> What the task asks
Find each line with the word "chart" and say how many there are, nothing else.

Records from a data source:
· · · · · · ·
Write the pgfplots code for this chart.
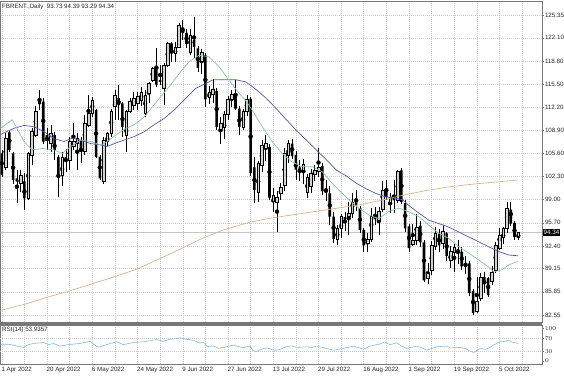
\documentclass[border=0pt]{standalone}
\usepackage{fontspec}
\setmainfont{Liberation Sans}
\usepackage{pgfplots}
\usepackage{pgfplotstable}
\pgfplotsset{compat=1.18}
\definecolor{gridc}{RGB}{205,205,205}
\definecolor{bullc}{RGB}{210,210,210}
\definecolor{maA}{RGB}{135,195,165}
\definecolor{maB}{RGB}{85,85,170}
\definecolor{maC}{RGB}{215,180,140}
\definecolor{rsic}{RGB}{130,185,230}
\definecolor{framec}{RGB}{120,120,120}
\newcommand\chfont{\fontsize{6.2bp}{7bp}\selectfont}

\pgfplotstableread{
x o h l c
0 105.6 106.1 102.3 102.5
1 103.7 108.5 103.2 107.75
2 108.6 109.0 105.85 106.1
3 105.6 105.85 101.3 101.8
4 102.05 103.2 98.5 101.57
5 101.3 103.2 100.15 102.5
6 101.6 102.8 97.5 99.2
7 99.2 105.85 98.96 105.6
8 105.4 109.2 103.95 108.7
9 108.2 112.3 108.0 111.56
10 113.2 114.65 111.8 112.65
11 113.0 113.5 107.0 107.3
12 108.2 109.2 106.1 107.5
13 107.0 109.65 105.85 108.5
14 108.2 108.7 104.66 106.1
15 105.1 105.4 99.4 102.3
16 102.5 105.85 100.9 105.1
17 105.1 106.3 103.0 104.8
18 104.66 108.0 103.2 107.3
19 106.6 109.9 106.1 107.3
20 107.0 108.5 103.2 107.75
21 107.5 108.0 104.2 105.85
22 105.85 111.1 105.4 109.9
23 109.65 113.9 109.4 111.3
24 111.3 113.7 110.85 113.2
25 111.8 112.0 104.9 105.1
26 105.1 105.4 101.8 102.05
27 101.57 108.0 101.3 107.5
28 107.3 108.7 106.6 108.5
29 108.5 112.0 108.0 111.56
30 112.3 114.65 110.4 113.9
31 113.5 115.4 110.4 112.5
32 112.75 113.0 108.0 109.4
33 108.2 111.8 105.85 111.56
34 111.56 113.5 111.3 113.0
35 112.5 114.4 111.8 113.5
36 112.75 114.4 111.8 113.8
37 113.2 115.1 112.3 114.4
38 111.3 114.65 110.85 113.9
39 114.2 115.8 112.75 115.6
40 116.1 118.0 115.8 117.7
41 118.0 120.6 115.1 115.4
42 116.1 118.2 115.4 115.8
43 114.9 118.45 112.5 118.2
44 118.2 121.55 118.0 121.3
45 121.3 121.55 118.7 120.1
46 119.9 121.55 118.7 120.8
47 120.8 124.2 120.6 123.9
48 123.6 124.6 121.8 122.8
49 122.8 123.4 120.6 121.2
50 120.0 123.3 119.6 122.4
51 121.8 125.1 119.2 120.8
52 120.6 121.0 117.2 117.8
53 118.7 120.5 117.0 120.1
54 119.6 120.0 112.2 113.3
55 113.6 115.2 112.6 114.3
56 114.0 116.2 112.8 114.8
57 114.5 114.9 109.0 109.4
58 109.0 110.8 107.0 109.9
59 109.4 111.6 107.6 111.2
60 111.2 113.8 110.4 113.4
61 113.4 114.6 112.2 114.0
62 114.0 116.1 111.8 112.0
63 112.0 112.4 108.2 109.4
64 109.4 112.0 109.0 111.6
65 111.6 113.9 111.0 113.4
66 113.4 113.6 102.4 102.8
67 103.6 105.1 98.5 100.4
68 100.1 104.5 98.7 104.2
69 103.9 107.5 103.0 106.8
70 106.3 108.3 104.5 107.1
71 106.5 106.9 99.0 99.3
72 98.8 100.6 97.2 99.6
73 98.7 100.2 94.4 99.3
74 99.9 101.4 98.9 100.8
75 101.0 106.4 100.2 105.7
76 105.3 107.5 104.2 107.0
77 107.0 107.6 104.8 105.2
78 105.4 106.0 101.8 103.3
79 103.6 104.6 101.6 102.9
80 103.2 104.8 101.3 104.0
81 100.0 102.6 99.3 102.2
82 100.9 103.4 100.0 102.8
83 102.6 104.0 101.6 103.2
84 103.0 106.4 102.2 103.7
85 103.8 104.2 99.6 100.2
86 100.6 101.8 98.8 100.0
87 99.9 101.0 95.4 96.6
88 96.6 97.2 92.8 93.4
89 93.3 95.4 92.6 94.9
90 94.9 97.0 93.5 96.6
91 96.5 97.2 94.6 96.2
92 96.6 98.7 94.0 97.1
93 97.1 99.9 96.4 98.6
94 99.0 100.4 97.4 98.2
95 97.8 98.1 94.2 94.7
96 94.7 95.0 91.6 92.5
97 92.8 94.2 91.6 93.3
98 93.3 97.8 93.0 96.6
99 96.8 98.0 95.4 96.2
100 96.0 98.0 93.9 97.4
101 97.6 101.6 97.2 100.4
102 100.6 101.8 98.9 99.4
103 98.7 99.9 97.1 99.4
104 99.5 101.8 97.1 98.9
105 98.9 103.3 98.5 103.0
106 103.2 103.5 98.4 98.7
107 98.5 99.0 94.4 94.9
108 95.2 95.6 91.5 92.1
109 92.7 95.5 92.4 93.2
110 93.2 96.9 92.6 95.1
111 95.3 95.9 92.3 92.9
112 92.9 93.3 87.3 87.5
113 87.8 90.0 87.0 88.5
114 89.0 93.1 88.2 92.5
115 92.3 95.1 91.8 94.2
116 94.2 94.8 91.6 92.5
117 92.8 95.4 92.0 94.5
118 94.2 94.4 90.3 91.0
119 90.4 92.4 89.2 91.6
120 91.5 92.7 88.7 92.2
121 92.0 93.3 89.8 91.4
122 91.6 92.3 88.9 89.5
123 90.0 91.0 88.4 89.6
124 89.9 90.2 85.2 85.7
125 86.0 86.3 82.5 82.8
126 83.1 88.0 82.8 84.5
127 84.9 88.5 84.6 88.0
128 88.0 88.7 85.7 87.3
129 87.8 88.0 85.1 85.4
130 87.4 89.6 86.9 88.7
131 89.0 93.0 88.5 92.5
132 92.1 94.9 91.8 93.9
133 93.7 95.1 92.7 94.9
134 94.9 98.7 94.3 97.8
135 97.6 98.7 95.2 95.6
136 95.7 96.0 93.2 93.7
137 93.73 94.39 93.29 94.34
}\candles

\pgfplotsset{
  mainax/.style={
    at={(0.5bp,54bp)}, anchor=south west,
    scale only axis, width=541.5bp, height=321bp,
    xmin=-0.345, xmax=143.29, ymin=81.55, ymax=127.35,
  },
  blankax/.style={mainax, axis lines=none, xtick=\empty, ytick=\empty},
}

\begin{document}
\begin{tikzpicture}
\useasboundingbox (0,0) rectangle (564bp,376bp);
% background: grid, wicks
\begin{axis}[mainax,
  axis line style={framec, line width=0.8bp},
  xtick={0,6,...,138}, xticklabels={},
  x tick style={draw=none},
  ytick={82.55,85.85,89.15,92.40,95.70,99.00,102.30,105.60,108.90,112.20,115.50,118.80,122.10,125.35},
  yticklabels={82.55,85.85,89.15,92.40,95.70,99.00,102.30,105.60,108.90,112.20,115.50,118.80,122.10,125.35},
  yticklabel pos=right,
  y tick style={framec, line width=0.5bp},
  tick align=outside, major tick length=2bp,
  yticklabel style={font=\chfont, inner sep=0.8bp, text=black!85},
  grid=major, grid style={gridc, line width=0.5bp, dash pattern=on 1bp off 1bp},
]
\addplot[gray!45, line width=0.5bp] coordinates {(-1,94.34) (150,94.34)};
\addplot[only marks, mark=none, error bars/.cd, y dir=both, y explicit, error mark=none,
  error bar style={black, line width=0.6bp}]
  table[x=x, y expr={(\thisrow{h}+\thisrow{l})/2}, y error expr={(\thisrow{h}-\thisrow{l})/2}] {\candles};
\end{axis}
% bodies
\begin{axis}[blankax, ybar stacked, bar width=2.6bp]
\addplot[draw=none, fill=none] table[x=x, y expr={min(\thisrow{o},\thisrow{c})}] {\candles};
\addplot[fill=bullc, draw=black, line width=0.45bp] table[x=x, y expr={max(\thisrow{c}-\thisrow{o},0)}] {\candles};
\addplot[fill=black, draw=none] table[x=x, y expr={max(\thisrow{o}-\thisrow{c},0)}] {\candles};
\end{axis}
% moving averages
\begin{axis}[blankax]
\addplot[maC, line width=0.7bp] coordinates {(-0.35,83.2) (6.2,84.1) (12.8,85.2) (18.1,86.0) (23.4,86.9) (28.7,87.8) (35.8,89.1) (42,90.6) (47.5,92.0) (52.8,93.4) (58.9,94.7) (65.2,95.7) (70.5,96.3) (76.7,96.8) (82.9,97.3) (89.1,97.8) (95.2,98.3) (100.5,98.9) (105.3,99.5) (112.4,100.3) (119.5,100.9) (126.5,101.3) (134.9,101.7) (136.9,101.8)};
\addplot[maB, line width=0.7bp] coordinates {(-0.35,108.3) (3.3,109.2) (5.9,109.6) (8.6,109.4) (11.2,108.7) (13.9,107.7) (16.5,107.3) (18.8,107.8) (21,107.5) (23.6,107.0) (26.3,106.8) (28,106.6) (29.8,107.0) (32.4,107.5) (35.1,108.0) (37.8,108.7) (40.4,109.7) (43.1,110.6) (45.7,111.8) (48.9,113.5) (51.5,114.9) (54.2,115.6) (56,116.1) (59.5,116.1) (62.2,116.1) (64.8,115.8) (67.5,114.7) (70.1,113.5) (72.8,112.0) (75.5,110.4) (78.1,108.9) (80.8,107.5) (83.4,106.1) (86.1,104.7) (88.8,103.2) (91.3,102.4) (93.9,101.4) (96.5,100.6) (99.2,99.9) (101.9,99.4) (104.5,99.2) (106.3,99.0) (107.9,98.2) (110.6,97.1) (113.2,96.1) (115.9,95.6) (118.5,95.1) (121.2,94.4) (123.8,93.7) (126.5,93.0) (129.1,92.3) (131.8,91.6) (134.5,91.1) (136.9,91.0)};
\addplot[maA, line width=0.7bp] coordinates {(-0.35,109.2) (2.8,110.4) (5.9,107.3) (8.1,106.1) (10.8,106.3) (13.9,106.1) (16.1,105.6) (18.3,106.6) (21,107.5) (23.6,107.3) (26.3,106.8) (28,107.3) (30.2,108.2) (32.4,109.0) (35.1,109.7) (37.8,110.8) (40,112.3) (42.2,113.7) (44.8,115.4) (47.5,117.3) (49.7,118.7) (52.3,119.6) (54.9,119.4) (57.6,118.0) (60.2,116.1) (62.9,114.2) (64.6,113.2) (66.4,111.8) (69.1,109.4) (71.7,107.3) (74.4,105.6) (77,104.4) (79.7,103.7) (82.3,103.7) (85,103.0) (87.7,101.3) (90.3,99.9) (92.5,98.8) (94.7,97.8) (97.4,96.8) (100,96.3) (102.6,97.3) (105.3,97.8) (107.9,97.3) (110.6,96.6) (113.2,95.4) (115.9,94.2) (118.5,93.5) (121.2,92.3) (123.8,91.4) (126.5,90.4) (129.1,89.4) (130.5,88.7) (132.7,89.0) (134.5,89.7) (136.9,90.2)};
\end{axis}
% RSI panel
\begin{axis}[at={(0.5bp,12bp)}, anchor=south west, scale only axis,
  width=541.5bp, height=39bp,
  xmin=-0.345, xmax=143.29, ymin=-9.2, ymax=110.1,
  axis line style={framec, line width=0.8bp},
  xtick={0,6,...,138},
  xticklabels={1 Apr 2022,{},20 Apr 2022,{},6 May 2022,{},24 May 2022,{},9 Jun 2022,{},27 Jun 2022,{},13 Jul 2022,{},29 Jul 2022,{},16 Aug 2022,{},1 Sep 2022,{},19 Sep 2022,{},5 Oct 2022,{}},
  xticklabel style={font=\chfont, anchor=north west, inner sep=0.5bp, xshift=-1bp, text=black!85},
  x tick style={draw=none},
  xmajorgrids, grid style={gridc, line width=0.5bp, dash pattern=on 1bp off 1bp},
  ytick={0,100}, extra y ticks={30,70}, extra y tick style={ymajorgrids},
  yticklabel pos=right,
  yticklabel style={font=\chfont, inner sep=0.8bp, text=black!85},
  tick align=outside, major tick length=2bp, y tick style={framec, line width=0.5bp},
]
\addplot[rsic, line width=0.6bp] coordinates {(-0.35,51.5) (2.2,50.5) (4,46) (5.7,41.5) (7,50) (8.4,53.6) (11,56.6) (12.5,50) (13.7,53.6) (15.4,45.5) (18.1,50.5) (20.7,53.6) (23.4,60) (25.2,44) (26,43) (28.7,53.6) (30.5,58.6) (32.2,50) (34.9,56.6) (37.5,58.6) (41.1,65.6) (42.8,60) (44.6,66.7) (46.4,68) (47.3,71) (49,66) (50.8,63.6) (52.5,55) (53.5,58) (54.5,44) (56.1,46) (57.5,39) (58.8,41.4) (61.4,48.5) (62.5,45) (64.1,41) (65.8,46) (66.7,31) (67.5,29) (69.4,38.4) (70.5,40) (72,33.3) (73.5,34) (75.6,44) (77,46) (78.2,41.4) (80.9,43.4) (82.2,41) (83.5,45.5) (86.2,38.4) (88,33) (90.6,38.4) (93.3,45.5) (95.9,36) (97.7,45.5) (100.3,52) (101.5,58.6) (103,50) (104.7,55.6) (106,46) (107.4,38.4) (110,45.5) (111.5,40) (112.7,33.3) (115.3,43.4) (118,45.5) (119,40) (121.5,41.4) (123,38) (124.2,30) (125.2,26) (126.9,38) (128.5,36) (129.5,42) (131,52) (132.2,58.6) (133.5,60) (134.4,63.6) (135.5,57) (137,53.94)};
\end{axis}
% separator and texts
\fill[framec] (0,51.3bp) rectangle (542bp,53.8bp);
\node[anchor=west, font=\chfont, inner sep=0pt, text=black!85] at (2bp,369.3bp) {FBRENT.,Daily\ \ 93.73 94.39 93.29 94.34};
\node[anchor=west, font=\chfont, inner sep=0pt, text=black!85] at (2bp,46.5bp) {RSI(14) 53.9357};
\node[anchor=west, fill=black, text=white, font=\chfont, inner xsep=1bp, inner ysep=1bp] at (542.5bp,143.6bp) {94.34};
\end{tikzpicture}
\end{document}
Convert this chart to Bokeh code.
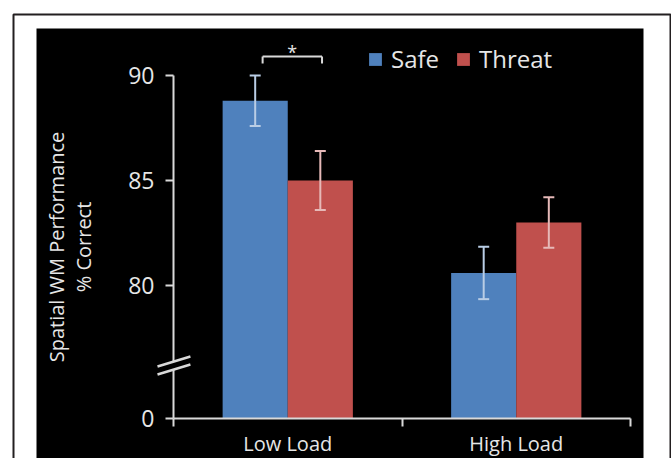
from bokeh.plotting import figure
from bokeh.models import (ColumnDataSource, Range1d, FixedTicker, CustomJSTickFormatter,
                          Whisker, TeeHead, Legend, LegendItem, BoxAnnotation, Arrow,
                          Label, PolyAnnotation)
from bokeh.embed import file_html
from bokeh.resources import INLINE

# ---- data ----
categories = ["Low Load", "High Load"]
series = ["Safe", "Threat"]
safe_means = [88.8, 80.6]
safe_err = [1.2, 1.25]
threat_means = [85.0, 83.0]
threat_err = [1.4, 1.2]
y_tick_values = [0, 80, 85, 90]

# ---- styling ----
bar_colors = ["#4f81bd", "#c0504d"]
err_colors = ["#b9cde5", "#e6b9b8"]
AXIS_COLOR = "#d9d9d9"
TEXT_COLOR = "#e6e6e6"
FONT = "Open Sans"

BREAK_ZERO = 73.667   # display position where the true 0 is drawn (broken axis)
BAR_W = 0.285
W, H = 671, 458

# view window (whole canvas is the plotting frame; axes are placed inside it)
X_LO, X_HI = -0.7571, 2.1794
Y_LO, Y_HI = 71.762, 93.571


def disp(v):
    return BREAK_ZERO if v == 0 else v


centers = [i + 0.5 for i in range(len(categories))]

p = figure(width=W, height=H,
           x_range=Range1d(X_LO, X_HI), y_range=Range1d(Y_LO, Y_HI),
           output_backend="svg", toolbar_location=None,
           min_border_left=0, min_border_right=0, min_border_top=0, min_border_bottom=0,
           background_fill_color="white", border_fill_color="white", outline_line_color=None)
p.xgrid.visible = False
p.ygrid.visible = False

# black panel and thin outer frame (canvas units)
p.add_layout(BoxAnnotation(left=36, right=643, top=28, bottom=H + 20,
                           left_units="canvas", right_units="canvas",
                           top_units="canvas", bottom_units="canvas",
                           fill_color="black", fill_alpha=1.0, line_color=None,
                           level="underlay"))
p.add_layout(PolyAnnotation(xs=[13, 13, 670, 670], ys=[H + 40, 14, 14, H + 40],
                            xs_units="canvas", ys_units="canvas",
                            fill_alpha=0.0, line_color="#231f20", line_alpha=1.0,
                            line_width=2, level="underlay"))

legend_items = []
for k, (name, means, errs) in enumerate(zip(series, [safe_means, threat_means], [safe_err, threat_err])):
    off = (k - 0.5) * BAR_W
    src = ColumnDataSource(dict(
        x=[c + off for c in centers],
        top=means,
        upper=[m + e for m, e in zip(means, errs)],
        lower=[m - e for m, e in zip(means, errs)],
    ))
    r = p.vbar(x="x", top="top", bottom=BREAK_ZERO, width=BAR_W, source=src,
               fill_color=bar_colors[k], line_color=None)
    legend_items.append(LegendItem(label=name, renderers=[r]))
    w = Whisker(source=src, base="x", upper="upper", lower="lower", level="annotation",
                line_color=err_colors[k], line_width=2,
                upper_head=TeeHead(size=11, line_color=err_colors[k], line_width=2),
                lower_head=TeeHead(size=11, line_color=err_colors[k], line_width=2))
    p.add_layout(w)

# ---- axes (fixed inside the frame) ----
p.yaxis.fixed_location = 0
p.yaxis.ticker = FixedTicker(ticks=[disp(v) for v in y_tick_values])
p.yaxis.formatter = CustomJSTickFormatter(code="return tick < 79 ? '0' : tick.toFixed(0);")
p.yaxis.bounds = (BREAK_ZERO, 90)
p.yaxis.axis_line_color = AXIS_COLOR
p.yaxis.axis_line_width = 2
p.yaxis.major_tick_line_color = AXIS_COLOR
p.yaxis.major_tick_line_width = 2
p.yaxis.major_tick_out = 8
p.yaxis.major_tick_in = 0
p.yaxis.minor_tick_line_color = None
p.yaxis.major_label_text_font = FONT
p.yaxis.major_label_text_font_size = "23px"
p.yaxis.major_label_text_color = TEXT_COLOR
p.yaxis.major_label_standoff = 11
p.yaxis.axis_label = "Spatial WM Performance\n% Correct"
p.yaxis.axis_label_text_font = FONT
p.yaxis.axis_label_text_font_size = "20px"
p.yaxis.axis_label_text_font_style = "normal"
p.yaxis.axis_label_text_color = TEXT_COLOR
p.yaxis.axis_label_text_line_height = 1.0
p.yaxis.axis_label_standoff = 28

p.xaxis.fixed_location = BREAK_ZERO
p.xaxis.ticker = FixedTicker(ticks=centers, minor_ticks=list(range(len(categories) + 1)))
p.xaxis.formatter = CustomJSTickFormatter(args=dict(labels=categories),
                                          code="return labels[Math.floor(tick)];")
p.xaxis.bounds = (0, len(categories))
p.xaxis.axis_line_color = AXIS_COLOR
p.xaxis.axis_line_width = 2
p.xaxis.major_tick_line_color = None
p.xaxis.major_tick_out = 0
p.xaxis.major_tick_in = 0
p.xaxis.minor_tick_line_color = AXIS_COLOR
p.xaxis.minor_tick_line_width = 2
p.xaxis.minor_tick_out = 8
p.xaxis.minor_tick_in = 0
p.xaxis.major_label_text_font = FONT
p.xaxis.major_label_text_font_size = "20px"
p.xaxis.major_label_text_color = TEXT_COLOR
p.xaxis.major_label_standoff = 4

# ---- axis break marks ----
p.add_layout(PolyAnnotation(xs=[-0.07, 0.074, 0.074, -0.07], ys=[76.143, 76.619, 76.238, 75.762],
                            fill_color="black", fill_alpha=1.0, line_color=None))
for ys in ([76.143, 76.619], [75.762, 76.238]):
    p.add_layout(Arrow(x_start=-0.07, y_start=ys[0], x_end=0.074, y_end=ys[1], end=None,
                       line_color=AXIS_COLOR, line_width=2.5))

# ---- significance bracket ----
bx0, bx1, by_top, by_end = 0.39, 0.65, 90.905, 90.571
for (xa, ya, xb, yb) in [(bx0, by_top, bx1, by_top), (bx0, by_top, bx0, by_end), (bx1, by_top, bx1, by_end)]:
    p.add_layout(Arrow(x_start=xa, y_start=ya, x_end=xb, y_end=yb, end=None,
                       line_color=AXIS_COLOR, line_width=2))
p.add_layout(Label(x=(bx0 + bx1) / 2, y=91.1, text="*", text_align="center",
                   text_baseline="middle", text_color=TEXT_COLOR, text_font=FONT,
                   text_font_size="18px"))

# ---- legend ----
legend = Legend(items=legend_items, orientation="horizontal", location=(367, 383),
                glyph_width=16, glyph_height=16, label_standoff=8, spacing=16,
                padding=0, margin=0, border_line_color=None, background_fill_alpha=0,
                label_text_font=FONT, label_text_font_size="24px", label_text_color=TEXT_COLOR)
p.add_layout(legend)

open("out.html", "w").write(file_html(p, INLINE))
· · · · · · ·
> Answer to the exercise
2